Пятая книга, о Кавказе, мне тоже оказалась во многом близка. Именно в Абхазии я провел несколько детских летних месяцев. Дело было недалеко от Очамчири. На юге от этого города располагался когда-то поселок Меоре-Гудава, где был эфиромасличный совхоз, где выращивали эвкалипты. Я отлично помню тамошние джунгли вдоль берега моря, их там называли тугаи. Паустовский очень красочно описывал их в «Колхиде». Помню и отвратительную ненависть абхазцев к грузинам, они тогда рассказывали нам истории об мингрелах, которые живут в грязи, склонны к инцесту, воруют детей. А потом это кончилось тем, чем кончилось. И потом я прочитал в какой-то газете о поселке Меоре-Гудава, в котором не осталось жителей, а дорога в который называется дорогой смерти из-за мин, которыми она усеяна. Вот и у Паустовского так:

«По словам старожилов, в десяти километрах уже начинался встревоженный войной и междоусобицей Кавказ. На любом повороте горной дороги можно было получить пулю в спину или погибнуть под внезапным обвалом».

Впрочем, в те времена Абхазия и Аджария еще сохраняли некую романтическую привлекательность:

«Для того чтобы понять, что происходило в то время в Сухуме, нужно рассказать про общую обстановку на том клочке кавказского берега, где простиралась у подножия гор душная и маленькая Абхазия.

Советская власть в Абхазии была установлена совсем недавно. Старое перемешалось с новым, как перемешиваются вещи в корзине от сильного толчка.

Конечно, только молодостью Советской власти объяснялись все те казусы и удивительные положения, какие возникали в тогдашней Абхазии и напоминали нравы маленькой южноамериканской республики, описанные веселым пером О. Генри в его книге «Короли и капуста».
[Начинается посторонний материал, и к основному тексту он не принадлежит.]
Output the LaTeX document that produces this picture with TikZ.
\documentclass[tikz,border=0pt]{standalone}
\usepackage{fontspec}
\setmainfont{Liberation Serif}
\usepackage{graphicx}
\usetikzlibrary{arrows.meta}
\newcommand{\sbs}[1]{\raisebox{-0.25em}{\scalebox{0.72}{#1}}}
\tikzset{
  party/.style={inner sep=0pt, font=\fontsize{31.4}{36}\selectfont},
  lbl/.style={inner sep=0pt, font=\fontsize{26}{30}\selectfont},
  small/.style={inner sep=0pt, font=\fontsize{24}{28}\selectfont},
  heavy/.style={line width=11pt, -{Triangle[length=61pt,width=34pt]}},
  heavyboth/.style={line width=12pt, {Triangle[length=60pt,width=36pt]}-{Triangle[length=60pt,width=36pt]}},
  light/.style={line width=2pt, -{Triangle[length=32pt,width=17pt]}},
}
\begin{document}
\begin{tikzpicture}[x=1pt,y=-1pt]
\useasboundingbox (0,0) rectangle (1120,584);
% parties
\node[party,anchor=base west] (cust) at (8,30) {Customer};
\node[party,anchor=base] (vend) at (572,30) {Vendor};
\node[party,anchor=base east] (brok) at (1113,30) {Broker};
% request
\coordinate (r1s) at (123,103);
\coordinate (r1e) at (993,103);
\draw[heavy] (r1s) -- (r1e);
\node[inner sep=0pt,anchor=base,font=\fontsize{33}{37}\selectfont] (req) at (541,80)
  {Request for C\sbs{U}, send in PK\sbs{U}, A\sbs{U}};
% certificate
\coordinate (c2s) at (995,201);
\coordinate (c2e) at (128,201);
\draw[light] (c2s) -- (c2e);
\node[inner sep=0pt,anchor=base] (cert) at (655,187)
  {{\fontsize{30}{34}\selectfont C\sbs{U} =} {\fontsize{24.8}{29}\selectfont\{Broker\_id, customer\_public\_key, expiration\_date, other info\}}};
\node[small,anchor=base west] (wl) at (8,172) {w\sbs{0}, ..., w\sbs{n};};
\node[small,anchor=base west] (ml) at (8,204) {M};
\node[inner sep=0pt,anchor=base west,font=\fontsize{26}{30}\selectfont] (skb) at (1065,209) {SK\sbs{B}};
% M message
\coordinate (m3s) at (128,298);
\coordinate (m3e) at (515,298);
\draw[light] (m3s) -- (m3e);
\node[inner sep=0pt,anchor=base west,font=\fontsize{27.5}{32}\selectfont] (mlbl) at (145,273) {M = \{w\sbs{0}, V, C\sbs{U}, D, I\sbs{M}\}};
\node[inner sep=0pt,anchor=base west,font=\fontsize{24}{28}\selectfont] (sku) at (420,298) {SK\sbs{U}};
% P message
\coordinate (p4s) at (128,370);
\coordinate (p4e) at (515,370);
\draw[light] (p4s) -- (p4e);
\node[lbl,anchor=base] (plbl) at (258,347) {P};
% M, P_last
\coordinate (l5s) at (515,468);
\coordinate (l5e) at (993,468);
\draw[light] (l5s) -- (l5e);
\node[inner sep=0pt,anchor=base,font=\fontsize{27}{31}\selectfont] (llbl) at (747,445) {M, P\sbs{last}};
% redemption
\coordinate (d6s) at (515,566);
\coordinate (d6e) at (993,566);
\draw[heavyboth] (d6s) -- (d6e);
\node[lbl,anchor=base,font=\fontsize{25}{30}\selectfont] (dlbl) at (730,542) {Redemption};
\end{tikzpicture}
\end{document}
Первое время своей жизни в Сухуме я постоянно терял веру в действительность того, что происходило вокруг. У меня как бы расшаталось чувство времени и обстановки.
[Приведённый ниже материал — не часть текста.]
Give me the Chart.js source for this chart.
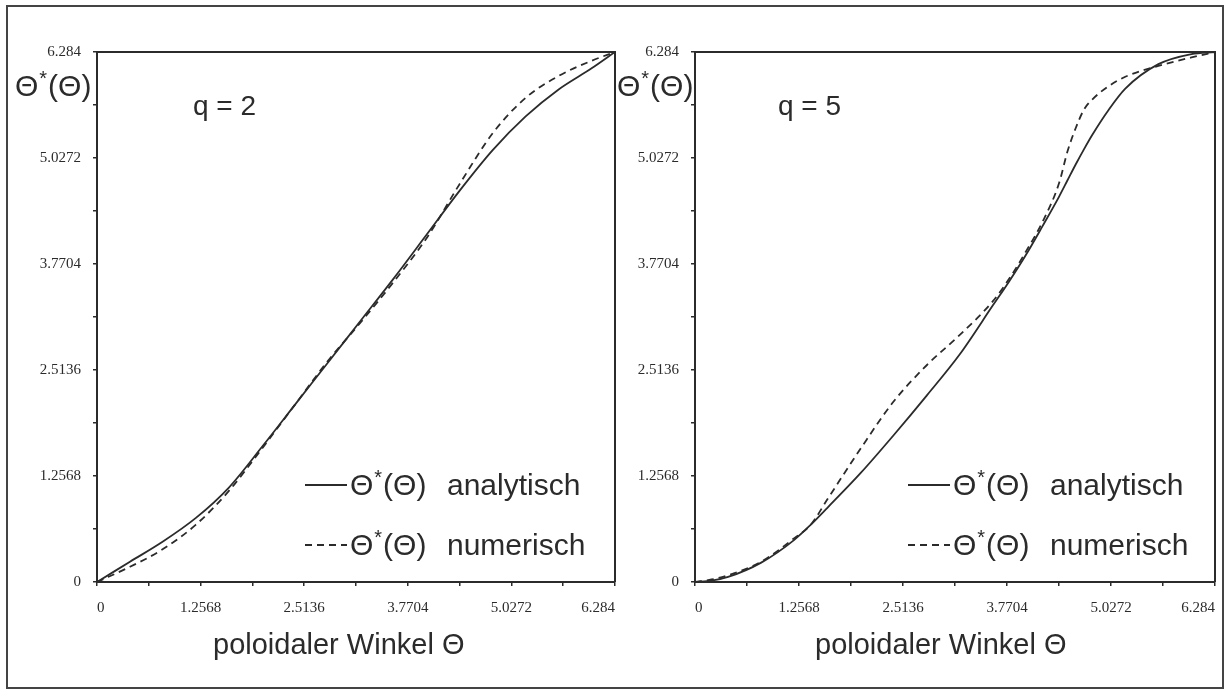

Если бы я увидел тогда на рее шхуны „Три брата“ контрабандиста в крепко просмоленной петле, я бы, пожалуй, не очень удивился. Если бы в заливе остановился круглый бронированный монитор времен войны между Северными и Южными штатами и начал швырять на Сухум ядра, маленькие, как дыньки канталупы, я не был бы особенно поражен.

Если бы моя сухумская хозяйка, семидесятилетняя мадемуазель Генриетта Францевна Жалю, бывшая гувернантка, оказалась бывшей любовницей бывшего владетеля Абхазии светлейшего князя Шервашидзе то в этом тоже не было бы ничего особенного. Я продолжал бы невозмутимо пить чай с подаренным мне престарелой мадемуазель кислейшим в мире кизиловым вареньем. Сироп этого варенья напоминал кровь горного заката».
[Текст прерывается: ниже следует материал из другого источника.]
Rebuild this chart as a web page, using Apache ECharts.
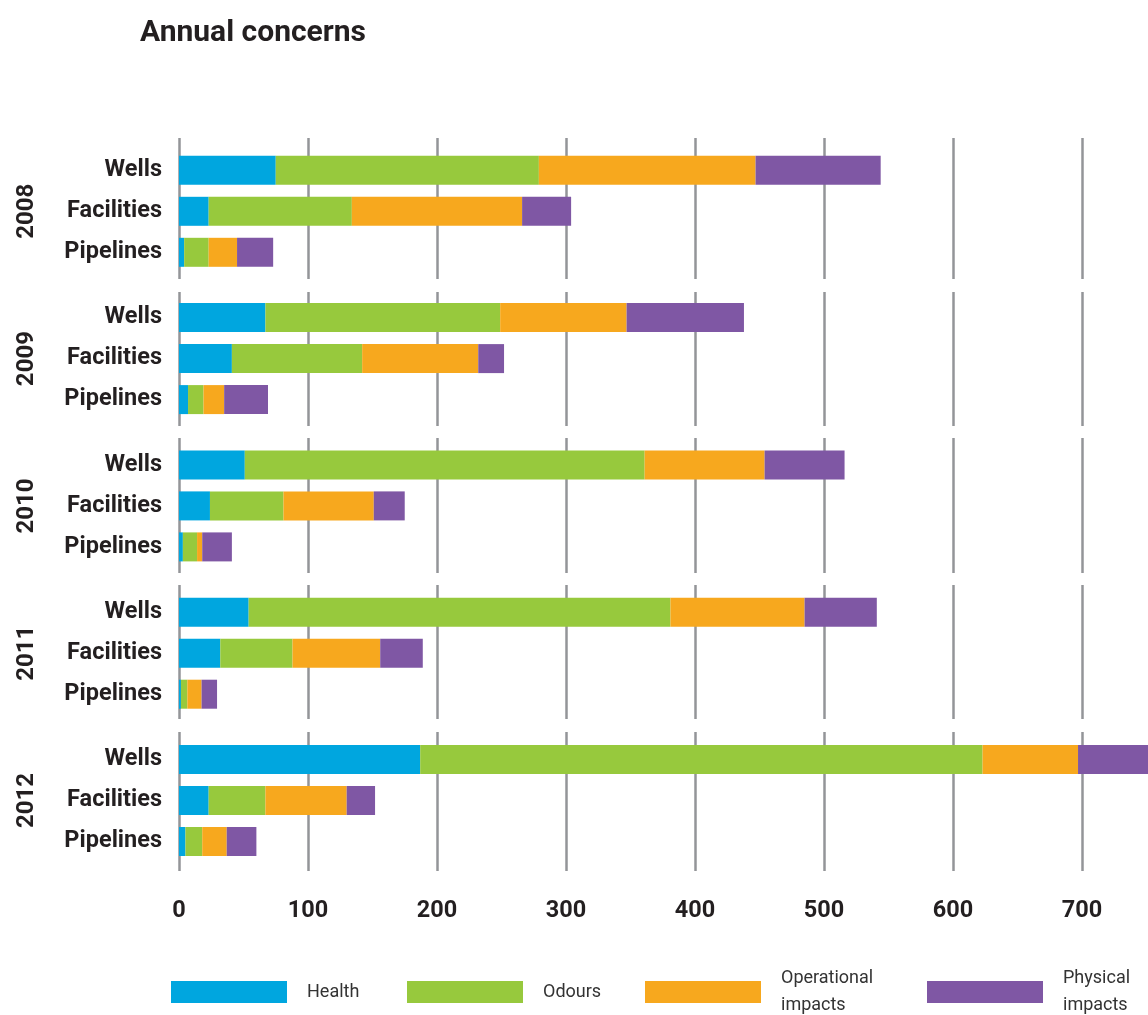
<!DOCTYPE html>
<html>
<head>
<meta charset="utf-8">
<script src="https://cdn.jsdelivr.net/npm/echarts@6/dist/echarts.min.js"></script>
<style>
  html, body { margin: 0; padding: 0; background: #ffffff; }
  #chart { width: 1148px; height: 1015px; }
</style>
</head>
<body>
<div id="chart"></div>
<script>
// ---------- data ----------
const years = ['2008', '2009', '2010', '2011', '2012'];
const sources = ['Wells', 'Facilities', 'Pipelines'];
const seriesNames = ['Health', 'Odours', 'Operational impacts', 'Physical impacts'];
const xTicks = [0, 100, 200, 300, 400, 500, 600, 700];
// values ordered: 2008 Wells, Facilities, Pipelines, 2009 Wells, ...
const health      = [75, 23, 4,   67, 41, 7,   51, 24, 3,   54, 32, 1.5,  187, 23, 5];
const odours      = [204, 111, 19, 182, 101, 12, 310, 57, 11, 327, 56, 5,  436, 44, 13];
const operational = [168, 132, 22, 98, 90, 16,  93, 70, 4,   104, 68, 11,  74, 63, 19];
const physical    = [97, 38, 28,  91, 20, 34,   62, 24, 23,  56, 33, 12,   70, 22, 23];

// ---------- style / layout ----------
const colors = ['#00a6df', '#97c93d', '#f7a81e', '#7f57a4'];
const FONT = "Roboto, 'Liberation Sans', sans-serif";
const TEXT = '#231f20';
const GRID_LEFT = 179, GRID_RIGHT = -10, X_MAX = 759;
const barTop0 = 149.8, groupPitch = 147.3, barGridH = 123;
const lineTops = [138, 292, 438, 585, 732];
const lineBottoms = [279, 426, 573, 719, 871];
const legendLefts = [171, 407, 645, 927];

const valueSets = [health, odours, operational, physical];

const grids = [], xAxes = [], yAxes = [], series = [];

years.forEach((yr, i) => {
  // bar grid
  grids.push({
    left: GRID_LEFT, right: GRID_RIGHT, top: barTop0 + i * groupPitch, height: barGridH,
    containLabel: false, outerBoundsMode: 'none'
  });
  xAxes.push({
    gridIndex: i, type: 'value', min: 0, max: X_MAX, interval: 100,
    axisLine: { show: false }, axisTick: { show: false }, axisLabel: { show: false }, splitLine: { show: false }
  });
  yAxes.push({
    gridIndex: i, type: 'category', data: sources, inverse: true,
    axisLine: { show: false }, axisTick: { show: false },
    axisLabel: { color: TEXT, fontFamily: FONT, fontWeight: 'bold', fontSize: 23.5, margin: 17 },
    name: yr, nameLocation: 'middle', nameRotate: 90, nameGap: 140,
    nameTextStyle: { color: TEXT, fontFamily: FONT, fontWeight: 'bold', fontSize: 24 }
  });
  valueSets.forEach((vals, s) => {
    series.push({
      type: 'bar', name: seriesNames[s], xAxisIndex: i, yAxisIndex: i, stack: 'y' + yr,
      barWidth: 29, itemStyle: { color: colors[s] }, emphasis: { disabled: true },
      data: vals.slice(i * 3, i * 3 + 3), z: 3
    });
  });
});

// gridline frames
years.forEach((yr, i) => {
  const gi = grids.length;
  grids.push({
    left: GRID_LEFT, right: GRID_RIGHT, top: lineTops[i], height: lineBottoms[i] - lineTops[i],
    containLabel: false, outerBoundsMode: 'none'
  });
  const last = i === years.length - 1;
  xAxes.push({
    gridIndex: gi, type: 'value', min: 0, max: X_MAX, interval: 100,
    axisLine: { show: false }, axisTick: { show: false },
    axisLabel: {
      show: last, color: TEXT, fontFamily: FONT, fontWeight: 'bold', fontSize: 23.5, margin: 28,
      showMaxLabel: false,
      formatter: v => (xTicks.indexOf(v) >= 0 ? String(v) : '')
    },
    splitLine: { show: true, lineStyle: { color: '#939598', width: 2.5 } }
  });
  yAxes.push({ gridIndex: gi, type: 'value', show: false });
});

const legends = seriesNames.map((n, s) => {
  const twoLine = n.indexOf(' ') >= 0;
  return {
    data: [n], left: legendLefts[s], top: twoLine ? 965 : 978.5, padding: 0,
    orient: 'horizontal', itemWidth: 116, itemHeight: 22, itemGap: 0,
    icon: 'rect', selectedMode: false,
    formatter: name => name.replace(' ', '\n'),
    textStyle: { color: '#333333', fontFamily: FONT, fontSize: 18, lineHeight: 27, padding: [0, 0, 0, 15] }
  };
});

const chart = echarts.init(document.getElementById('chart'), null, { renderer: 'canvas' });
chart.setOption({
  animation: false,
  backgroundColor: '#ffffff',
  title: {
    text: 'Annual concerns', left: 135, top: 13,
    textStyle: { color: TEXT, fontFamily: FONT, fontWeight: 'bold', fontSize: 30 }
  },
  legend: legends,
  grid: grids,
  xAxis: xAxes,
  yAxis: yAxes,
  series: series
});
</script>
</body>
</html>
Эта романтика и рассказы о Батуми все время заставляли меня вспомнить любимую в детстве, да и не только, книгу «Ботфорты капитана Штормштиля», там тоже действие происходило в тех же местах. Впрочем, Паустовский иногда над тамошними жителями и иронизирует:

«И абхазцы казались загадочными. Большей частью это были люди сухощавые и клекочущие, как орлы. Они почти не слезали с седел. Кони, такие же сухощавые, как и люди, несли их, перебирая тонкими ногами.

Почти у всех абхазцев были профили, достойные, чтобы их отлить из бронзы.

Мужчины отличались гордостью, вспыльчивостью, рыцарской честностью, но были угрюмы и неторопливы. Работали женщины. В тридцать лет они уже выглядели старухами».

А еще несколько названий книг, о которых хорошо отзывается Паустовский, я выписал из «Повести о жизни». Особенно меня заинтересовали «Голубая звезда» Бориса Зайцева и «Мохнатый пиджачок» Ульянского:

«Чтобы немного прийти в себя, я перечитывал прозрачные, прогретые немеркнущим светом любимые книги: «Вешние воды» Тургенева, «Голубую звезду» Бориса Зайцева, «Тристана и Изольду», «Манон Леско». Книги эти действительно сияли в сумраке смутных киевских вечеров, как нетленные звезды»

К сожалению, похоже, что вторую книгу найти не удастся. А еще нужно бы посмотреть на грузинских поэтов, Чавчавадзе и Церетели, и найти картины Сигизмунда Валишевского.